President Obama’s speech last evening offers a chance to assess the implications of the war in Libya.
President Obama is not the first president to order attacks on another nation without the authorization of Congress. This case, however, seems different. Prior to the intervention, the President’s national security advisors had determined that the nation had no vital interest at stake in the Libyan civil war. Secretary of Defense Robert Gates has repeated that conclusion after the intervention began. For his part, President Obama emphasized in last night’s speech and before, that the war would preclude a “humanitarian catastrophe.” Why did that rationale win out over the realism of his advisors?
President Obama tends to see our nation and the world as divided between oppressors (victimizers) and the oppressed (victims). In this view, politics should help the oppressed and do justice (i.e. harm) to the oppressor. In Libya, this outlook provides a clear division between a oppressor (Qaddafi and his loyalists) and his victims (the rebels). Morality thus demands war against the oppressor on behalf of his victims.
But there is a problem with America acting alone. Many people in the Middle East and elsewhere see the United States not as a vindicator of the oppressed but rather as a oppressor. Truth be told, more than few Americans share that view.
Those who share this view believe that the United States cannot act unilaterally to help the victims in Libya. This would be true even if Congress authorizes the war as required under Article I of the United States Constitution. The authorization to go to war must come from someone else other than an American political official or institution.
Hence, President Obama sought international authorization for the war in Libya. True, he sought that authority for pragmatic reasons. A coalition meant shared burdens and (Obama believes) a quick way out of Libya. But the authorizations by the U.N. Security Council and earlier by the Arab League also could be seen as giving legitimacy to the enterprise. Those authorizations meant the United States could go to Libya as a true protector of the oppressed.
If you doubt any of this, examine closely what the President has said about the war. In his speech, the rebels become victims at the mercy of an oppressor. Congress gets a fleeting mention related to consultation about, rather than authorization of, war.
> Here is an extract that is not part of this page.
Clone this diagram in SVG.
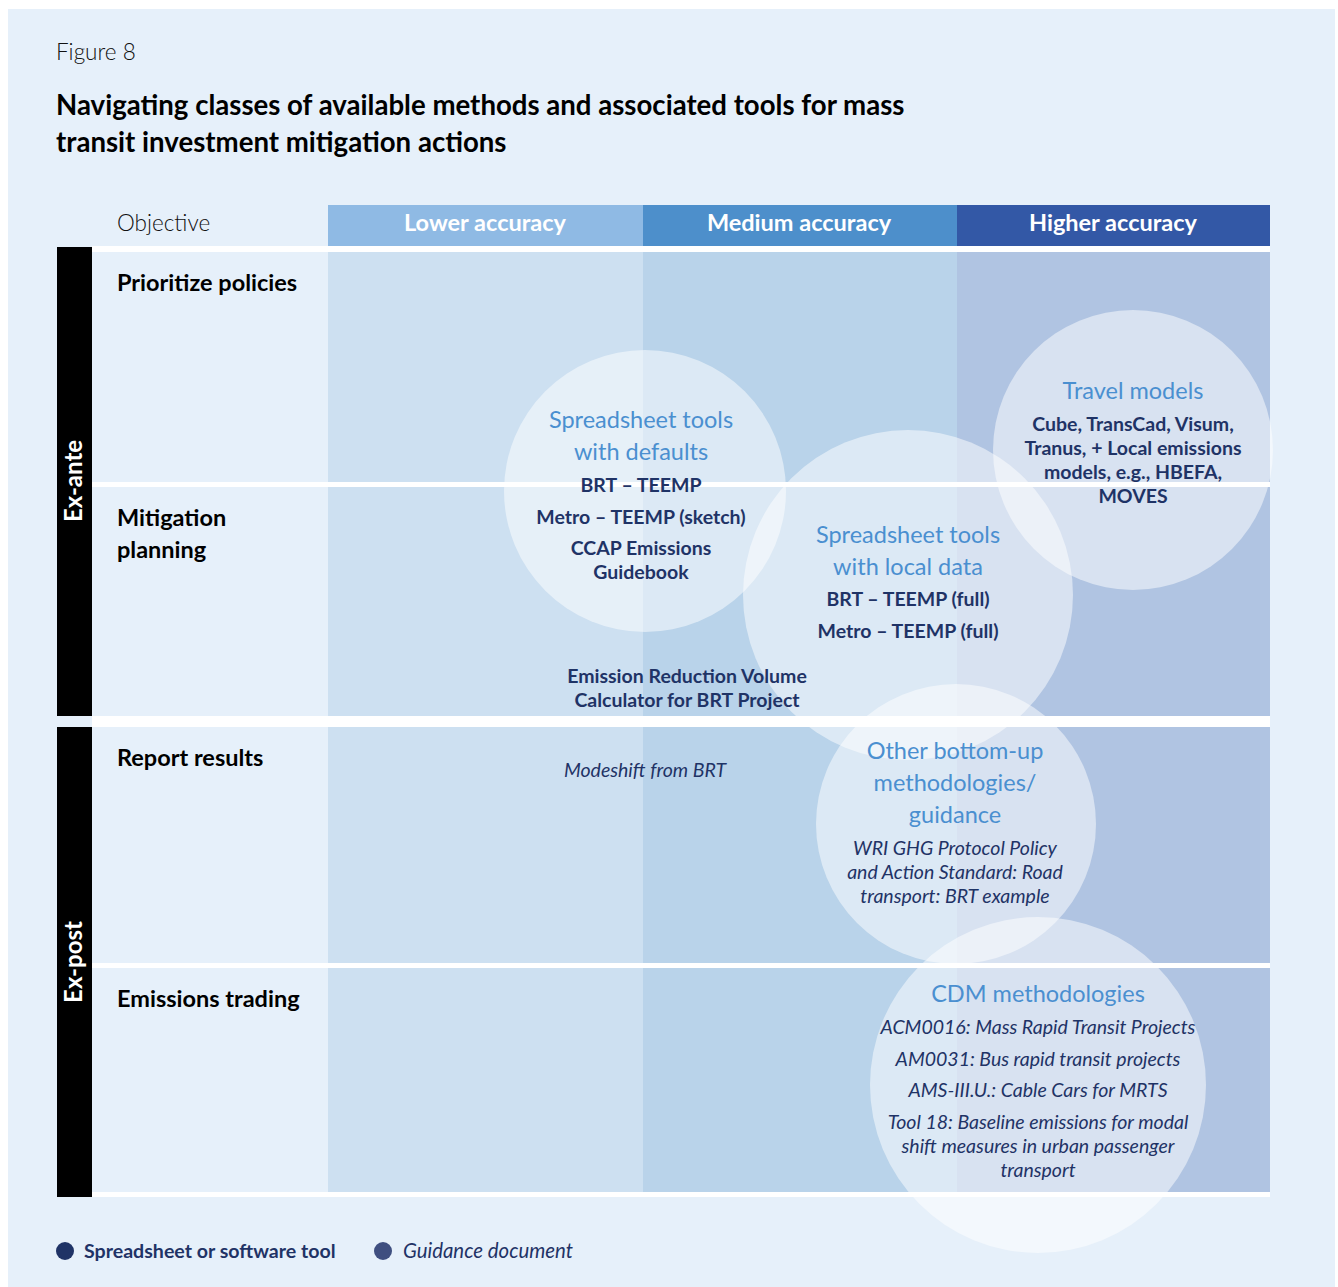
<svg xmlns="http://www.w3.org/2000/svg" width="1338" height="1287" viewBox="0 0 1338 1287">
<style>
text{font-family:Lato,"Noto Sans","Liberation Sans",sans-serif}
.hd{fill:#fff;font-weight:700;font-size:23.5px;text-anchor:middle}
.rl{fill:#000;font-weight:700;font-size:23.5px}
.ct{fill:#4a8fd0;font-size:23.5px;text-anchor:middle}
.cb{fill:#1f3366;font-weight:700;font-size:19.5px;text-anchor:middle}
.ci{fill:#1f3366;font-style:italic;font-size:19.5px;text-anchor:middle}
.circ{fill:#fff;fill-opacity:0.5}
</style>
<rect x="0" y="0" width="1338" height="1287" fill="#fff"/>
<rect x="8" y="9" width="1327" height="1278" fill="#e6f0fa"/>
<text x="56" y="60" font-size="22.5" font-weight="300" fill="#111">Figure 8</text>
<text x="56" y="115" font-size="27.6" font-weight="700" fill="#000">Navigating classes of available methods and associated tools for mass</text>
<text x="56" y="152" font-size="27.6" font-weight="700" fill="#000">transit investment mitigation actions</text>
<g id="header">
<text x="117" y="231" font-size="22.5" font-weight="300" fill="#111">Objective</text>
<rect x="328" y="205" width="315" height="41" fill="#8fbae4"/>
<rect x="643" y="205" width="314" height="41" fill="#4d8fcb"/>
<rect x="957" y="205" width="313" height="41" fill="#3358a6"/>
<text class="hd" x="485" y="231">Lower accuracy</text>
<text class="hd" x="799" y="231">Medium accuracy</text>
<text class="hd" x="1113" y="231">Higher accuracy</text>
</g>
<g id="grid">
<rect x="92" y="246" width="1178" height="951" fill="#fff"/>
<rect x="92" y="252" width="236" height="230" fill="#e6f0fa"/>
<rect x="92" y="487" width="236" height="229" fill="#e6f0fa"/>
<rect x="92" y="727" width="236" height="236" fill="#e6f0fa"/>
<rect x="92" y="968" width="236" height="224" fill="#e6f0fa"/>
<g fill="#cde0f1">
<rect x="328" y="252" width="315" height="230"/><rect x="328" y="487" width="315" height="229"/><rect x="328" y="727" width="315" height="236"/><rect x="328" y="968" width="315" height="224"/>
</g>
<g fill="#b9d3ea">
<rect x="643" y="252" width="314" height="230"/><rect x="643" y="487" width="314" height="229"/><rect x="643" y="727" width="314" height="236"/><rect x="643" y="968" width="314" height="224"/>
</g>
<g fill="#b0c4e2">
<rect x="957" y="252" width="313" height="230"/><rect x="957" y="487" width="313" height="229"/><rect x="957" y="727" width="313" height="236"/><rect x="957" y="968" width="313" height="224"/>
</g>
</g>
<g id="phases">
<rect x="57" y="247" width="35" height="469" fill="#000"/>
<rect x="57" y="727" width="35" height="470" fill="#000"/>
<text x="82" y="481" fill="#fff" font-size="24" font-weight="700" text-anchor="middle" transform="rotate(-90 82 481)">Ex-ante</text>
<text x="82" y="962" fill="#fff" font-size="24" font-weight="700" text-anchor="middle" transform="rotate(-90 82 962)">Ex-post</text>
</g>
<g id="rows">
<text class="rl" x="117" y="291">Prioritize policies</text>
<text class="rl" x="117" y="526">Mitigation</text>
<text class="rl" x="117" y="558">planning</text>
<text class="rl" x="117" y="766">Report results</text>
<text class="rl" x="117" y="1007">Emissions trading</text>
</g>
<g id="circle-defaults">
<circle class="circ" cx="645" cy="491" r="141"/>
</g>
<g id="circle-local">
<circle class="circ" cx="908" cy="595" r="165"/>
</g>
<g id="circle-travel">
<circle class="circ" cx="1133" cy="450" r="140"/>
</g>
<g id="circle-bottomup">
<circle class="circ" cx="956" cy="824" r="140"/>
</g>
<g id="circle-cdm">
<circle class="circ" cx="1038" cy="1085" r="168"/>
</g>
<g id="labels">
<text class="ct" x="641" y="428">Spreadsheet tools</text>
<text class="ct" x="641" y="460">with defaults</text>
<text class="cb" x="641" y="492">BRT – TEEMP</text>
<text class="cb" x="641" y="524">Metro – TEEMP (sketch)</text>
<text class="cb" x="641" y="555">CCAP Emissions</text>
<text class="cb" x="641" y="579">Guidebook</text>
<text class="ct" x="908" y="543">Spreadsheet tools</text>
<text class="ct" x="908" y="575">with local data</text>
<text class="cb" x="908" y="606">BRT – TEEMP (full)</text>
<text class="cb" x="908" y="638">Metro – TEEMP (full)</text>
<text class="cb" x="687" y="683">Emission Reduction Volume</text>
<text class="cb" x="687" y="707">Calculator for BRT Project</text>
<text class="ct" x="1133" y="399">Travel models</text>
<text class="cb" x="1133" y="431">Cube, TransCad, Visum,</text>
<text class="cb" x="1133" y="455">Tranus, + Local emissions</text>
<text class="cb" x="1133" y="479">models, e.g., HBEFA,</text>
<text class="cb" x="1133" y="503">MOVES</text>
<text class="ci" x="645" y="777" font-size="20.5">Modeshift from BRT</text>
<text class="ct" x="955" y="759">Other bottom-up</text>
<text class="ct" x="955" y="791">methodologies/</text>
<text class="ct" x="955" y="823">guidance</text>
<text class="ci" x="955" y="855">WRI GHG Protocol Policy</text>
<text class="ci" x="955" y="879">and Action Standard: Road</text>
<text class="ci" x="955" y="903">transport: BRT example</text>
<text class="ct" x="1038" y="1002">CDM methodologies</text>
<text class="ci" x="1038" y="1034">ACM0016: Mass Rapid Transit Projects</text>
<text class="ci" x="1038" y="1066">AM0031: Bus rapid transit projects</text>
<text class="ci" x="1038" y="1097">AMS-III.U.: Cable Cars for MRTS</text>
<text class="ci" x="1038" y="1129">Tool 18: Baseline emissions for modal</text>
<text class="ci" x="1038" y="1153">shift measures in urban passenger</text>
<text class="ci" x="1038" y="1177">transport</text>
</g>
<g id="legend">
<circle cx="65" cy="1251" r="9" fill="#1f3366"/>
<text x="84" y="1258" font-size="19.6" font-weight="700" fill="#1f3366">Spreadsheet or software tool</text>
<circle cx="383" cy="1251" r="9" fill="#3f4f80"/>
<text x="403" y="1258" font-size="20.4" font-style="italic" fill="#1f3366">Guidance document</text>
</g>
</svg>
True legitimacy for the war comes from a “U.N. mandate and international support.” In his letter to Congress announcing the war, the first sentence reads “at my direction, U.S. military forces commenced operations to assist an international effort authorized by the United Nations (U.N.) Security Council and undertaken with the support of European allies and Arab partners, to prevent a humanitarian catastrophe…” Here again the legitimacy for the war comes the United Nations, the European allies, and the Arab League. Congress has neither power to deny the president nor legitimacy to bestow on his work.
There is much to say about these reasons for war. Some people might see in Libya a civil war between two armed gangs. Lacking the frame of oppressor and victims, they will be less willing than the President to assume that the people in the territory called Libya wear either black or white hats. We may learn to our cost that our new allies are victims now and oppressors later. If we take the President seriously, we will be obligated to make war against them, too.
We have now taken on a default obligation to help every victim and to punish every oppressor throughout the world. We have two constraints on fulfilling that obligation. The first, mentioned by the president, is costs. Eventually the financial markets may limit our efforts on behalf of victims. Second, and more important legally, a president must seek authorization for war from the United Nations, the European union, the Arab League or….well, anyone except the United States Congress.
It is not just that this president, like others before him, ignored Article I of the Constitution. Nor is this president the first to shun moral complexity in favor of a Manichean outlook. President Obama is the first, however, to assert that his broad powers to initiate war should be limited primarily by people who are outside the American social compact. On this account, sotto voce, the Constitution is not just ignored. It is irrelevant.